Simon Reynolds, early rave evangelist, has been posting what seems to be increasingly ill-considered posts about the hardcore continuum (check here at Dissensus for merely a fragment of the debate) and the (in his eyes lack-of) merits of dubstep and now ‘wonky’ both in relation to the nuum and as genres themselves.
However, this week it really kicked off after a particularly misguided Reynolds blog on ketamine and wonky in The Guardian. You can read that here.
Zomby responded pretty furiously to this with this:
The Guardian, Ketamine and Wonky….
No one does Ketamine right ? ..i thought it died in the late 80’s after that shitty Madonna tour ended, maybe you know more…..
though i have seen a crusty white dude with dreadlocks rolling around in his own puke ‘going off on K’ in Brixton not long back ..dunno how inspirational a event for a artist that is however.
None of us make ‘wonky’…the notion is similar in descriptive terms to calling Heavy Metal ‘Loud’ or Jungle ‘Fast’ ,adjectives cannot function as noun’s..
its fairly unimaginative and ignorant by this point, at first the term was used loosely as it was a playful in-joke for producers working in disharmonic structure or notation, to make the link to Ketamine is wild.
Next time you write a piece in a national newspaper try have some accuracy or even some intellectual property on the creativity or artisty of the music/artists rather than lowest common denominator music journalism i.e ‘Drugs & a new music’. http://www.guardian.co.uk/music/musicblog/2009/mar/05/wonky-ketamine-dubstep-zomby
Read it through Shutter shades on Hoffman 225’s, its more believable that way.
There was a Paragraph that work’s.
“Listen to Zomby tunes like Spaceman and Aquafresh (off his recent 7-track EP for Hyperdub) and it’s like someone’s taken the monochrome diagram that is dubstep’s rhythmic grid and scrawled woozily all over it with fluorescent marker pens.”

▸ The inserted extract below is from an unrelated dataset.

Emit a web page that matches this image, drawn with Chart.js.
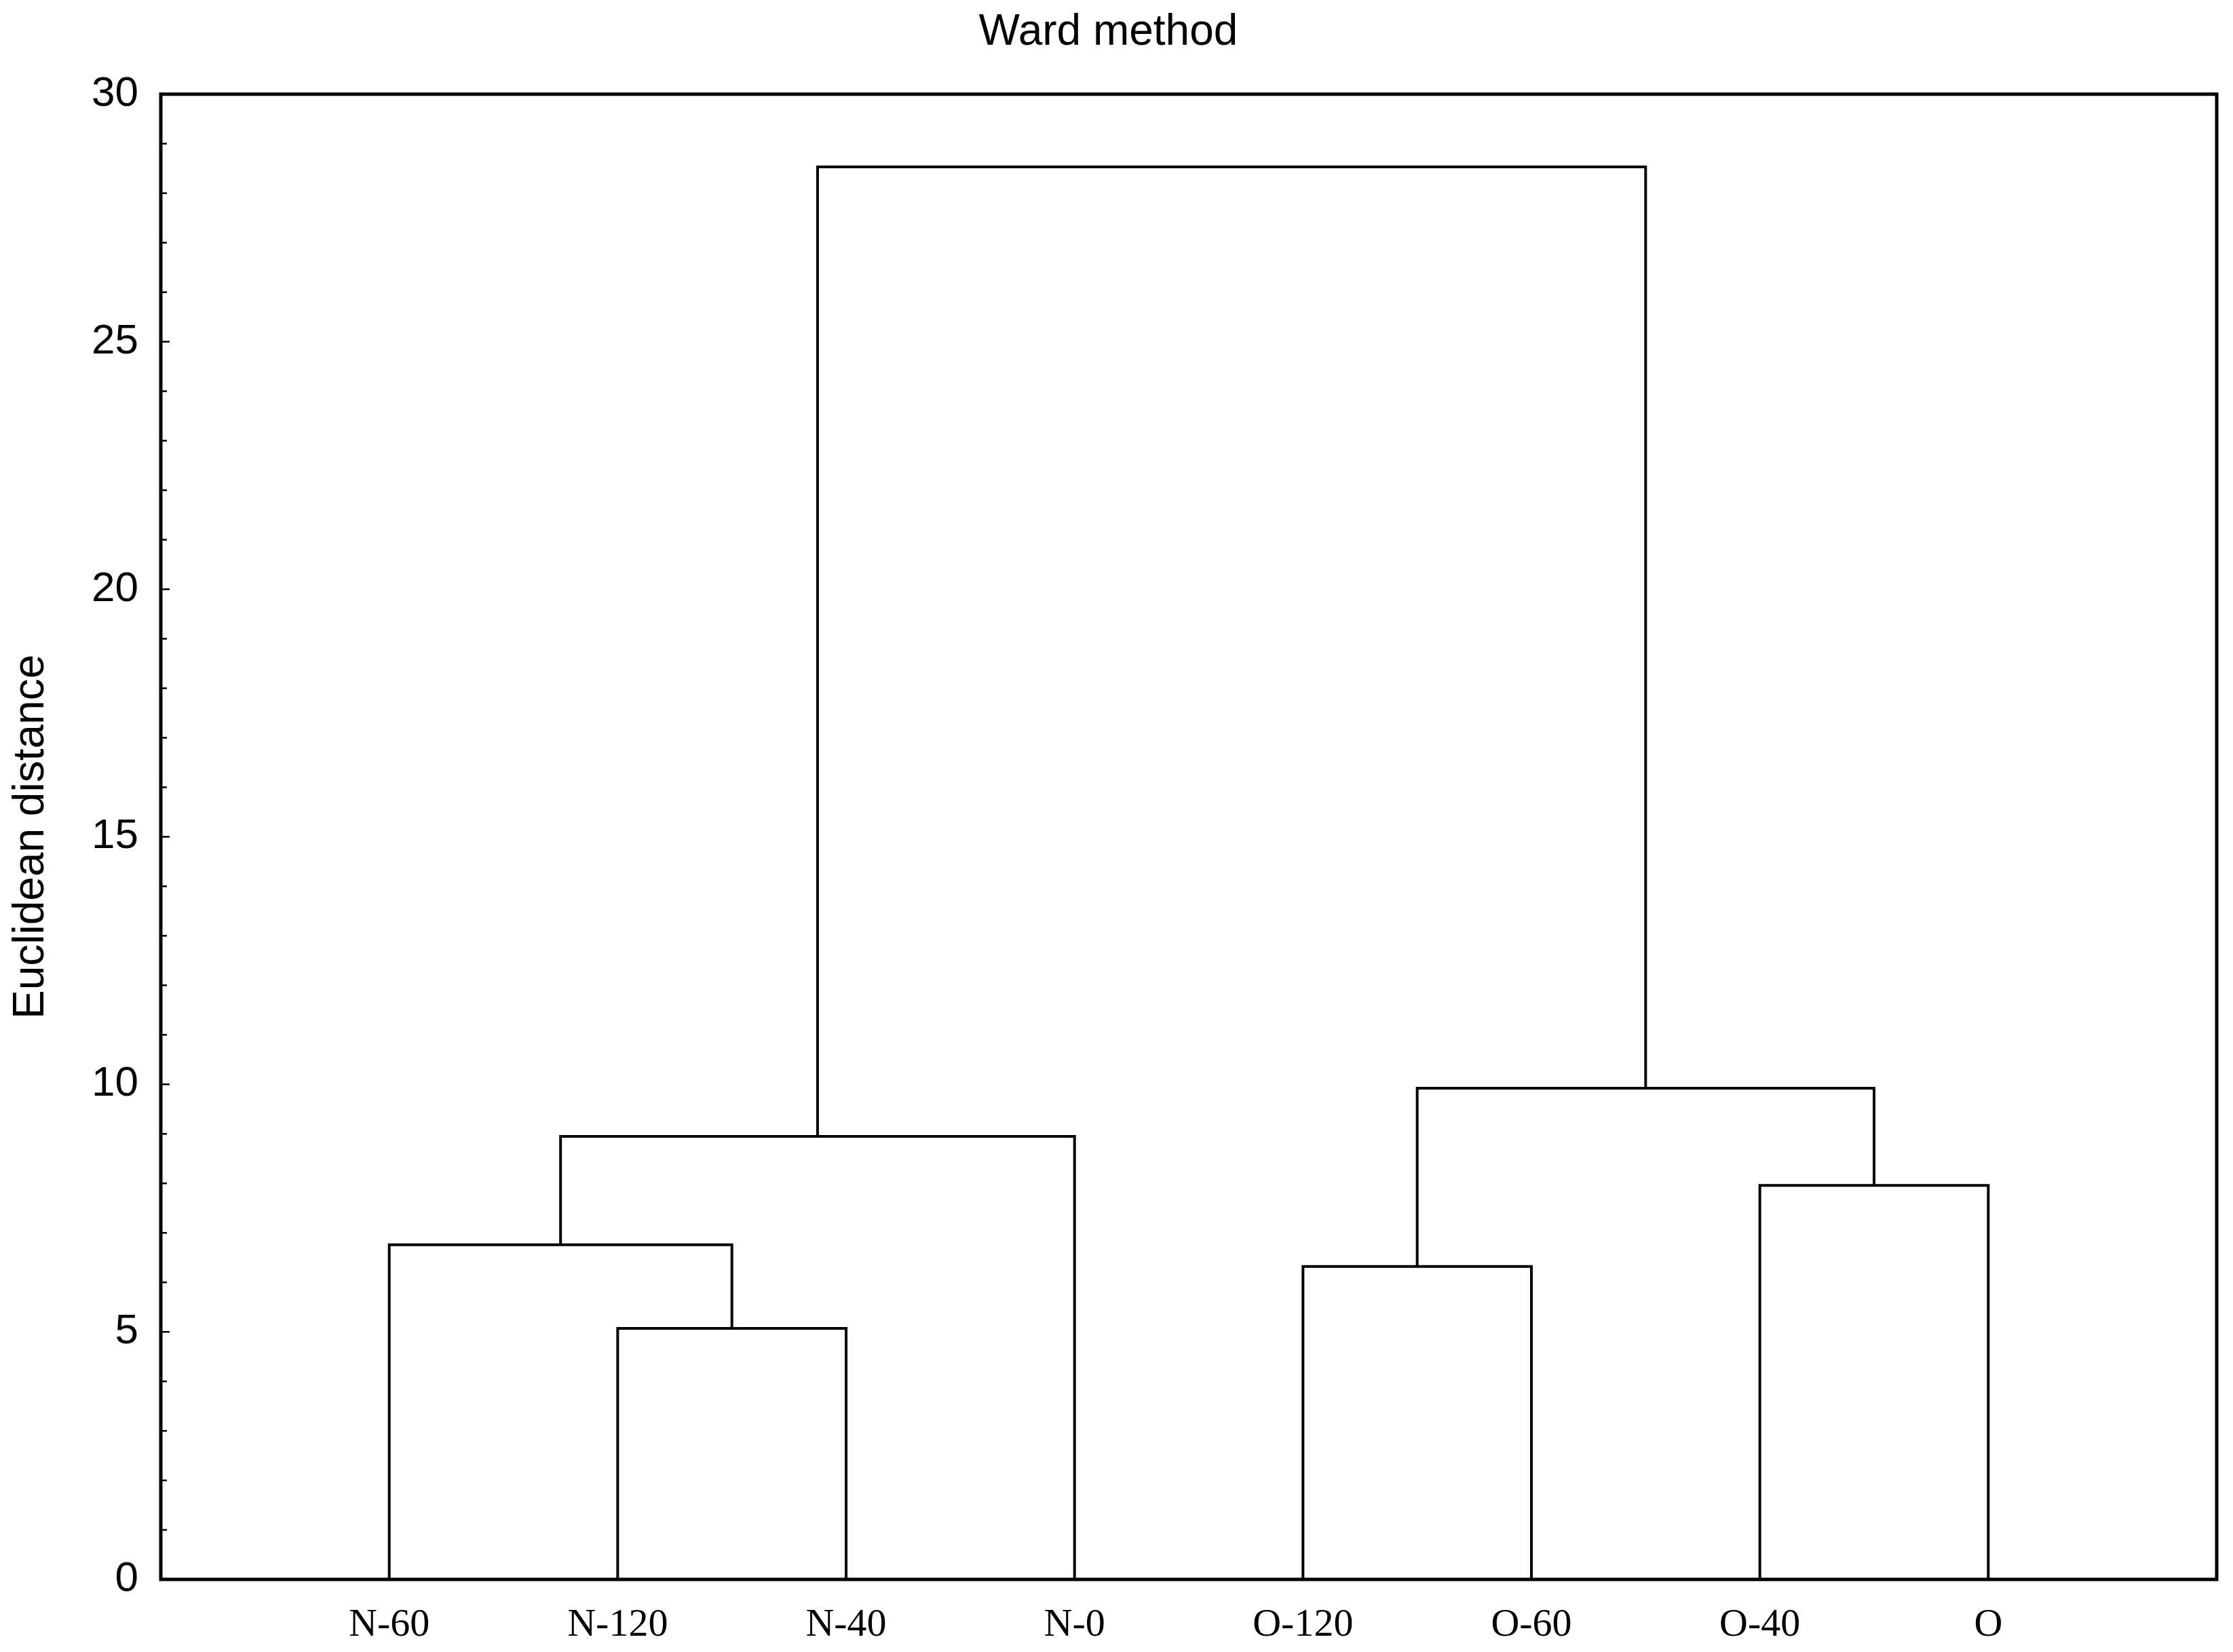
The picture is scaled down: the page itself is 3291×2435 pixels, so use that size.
<!DOCTYPE html>
<html>
<head>
  <title>Ward method dendrogram</title>
  <script src="https://cdn.jsdelivr.net/npm/chart.js"></script>
  <style>
    body { margin: 0; background: #fff; }
  </style>
</head>
<body>
  <canvas id="dendro" width="3291" height="2435"></canvas>

  <script>
    // leaves in plot order, left to right
    const leafLabels = ['N-60', 'N-120', 'N-40', 'N-0', 'O-120', 'O-60', 'O-40', 'O'];

    // merges, linkage style: node 8 is the first merge, 9 the second, ...
    const mergeA = [1, 0, 4, 6, 9, 10, 12];
    const mergeB = [2, 8, 5, 7, 3, 11, 13];
    const mergeHeight = [5.07, 6.76, 6.32, 7.96, 8.95, 9.92, 28.53];

    const yTickValues = [0, 5, 10, 15, 20, 25, 30];

    // x position and height of every node
    const nodeX = leafLabels.map((_, i) => i + 1);
    const nodeH = leafLabels.map(() => 0);
    mergeA.forEach((a, k) => {
      const b = mergeB[k];
      nodeX.push((nodeX[a] + nodeX[b]) / 2);
      nodeH.push(mergeHeight[k]);
    });

    const datasets = mergeA.map((a, k) => {
      const b = mergeB[k];
      return {
        data: [
          { x: nodeX[a], y: nodeH[a] },
          { x: nodeX[a], y: mergeHeight[k] },
          { x: nodeX[b], y: mergeHeight[k] },
          { x: nodeX[b], y: nodeH[b] }
        ],
        showLine: true,
        borderColor: '#000',
        borderWidth: 4,
        pointRadius: 0,
        tension: 0
      };
    });

    // frame around the plot and small inward ticks on the y axis
    const framePlugin = {
      id: 'frame',
      afterDraw(chart) {
        const { ctx, chartArea } = chart;
        const y = chart.scales.y;
        ctx.save();
        ctx.strokeStyle = '#000';
        ctx.lineWidth = 2.5;
        for (let v = y.min; v <= y.max; v++) {
          const py = y.getPixelForValue(v);
          const len = v % 5 === 0 ? 13 : 9;
          ctx.beginPath();
          ctx.moveTo(chartArea.left, py);
          ctx.lineTo(chartArea.left + len, py);
          ctx.stroke();
        }
        ctx.lineWidth = 5;
        ctx.strokeRect(chartArea.left, chartArea.top,
          chartArea.right - chartArea.left, chartArea.bottom - chartArea.top);
        ctx.restore();
      }
    };

    Chart.defaults.color = '#000';
    Chart.defaults.font.family = "'Liberation Sans', Arial, sans-serif";

    new Chart(document.getElementById('dendro'), {
      type: 'scatter',
      data: { datasets },
      plugins: [framePlugin],
      options: {
        responsive: false,
        animation: false,
        devicePixelRatio: 1,
        layout: { padding: { left: 0, right: 24, top: 0, bottom: 0 } },
        plugins: {
          legend: { display: false },
          tooltip: { enabled: false },
          title: {
            display: true,
            text: 'Ward method',
            font: { size: 64, weight: 'normal' },
            padding: { top: 10, bottom: 52 }
          }
        },
        scales: {
          x: {
            type: 'linear',
            min: 0,
            max: leafLabels.length + 1,
            grid: { display: false },
            border: { display: false },
            afterBuildTicks(scale) {
              scale.ticks = leafLabels.map((_, i) => ({ value: i + 1 }));
            },
            afterFit(scale) { scale.height = 107; },
            ticks: {
              autoSkip: false,
              maxRotation: 0,
              padding: 25,
              font: { family: "'Liberation Serif', 'Times New Roman', serif", size: 58 },
              callback: (v) => leafLabels[v - 1]
            }
          },
          y: {
            min: 0,
            max: 30,
            grid: { display: false },
            border: { display: false },
            afterBuildTicks(scale) {
              scale.ticks = yTickValues.map(v => ({ value: v }));
            },
            afterFit(scale) { scale.width = 237; },
            ticks: {
              padding: 25,
              font: { size: 62 }
            },
            title: {
              display: true,
              text: 'Euclidean distance',
              font: { size: 64 },
              padding: { top: 8, bottom: 0 }
            }
          }
        }
      }
    });
  </script>
</body>
</html>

The genre known as wonky is really dividing sides right now and the first generation of rave journalists seem to be falling into the anti side, if there is such a thing. What is perhaps so very wrong about this is that the genre is really only in a stage of infancy and this kind of reportage by someone who is hugely famous for his work on dance music coud be quite damaging, especially when it is so wide off the mark. It should be remembered that dance music took so long to be recognised in the music press simply because of all the dodgy old rockers who were too scared or ignorant or jack-ass-stupid to know anything about the rave scene. It was never a listen-at-home music- it has to be felt. This does not preclude having an opinion on the music of course, far from it, but when you are writing for a huge national paper (even if it is in the web version) it is pretty out of order to pen a piece based entirely on some kind of intuition of a scene for which said writer has no experience whatsoever, especially someone with the calibre, talent and nous of Reynolds.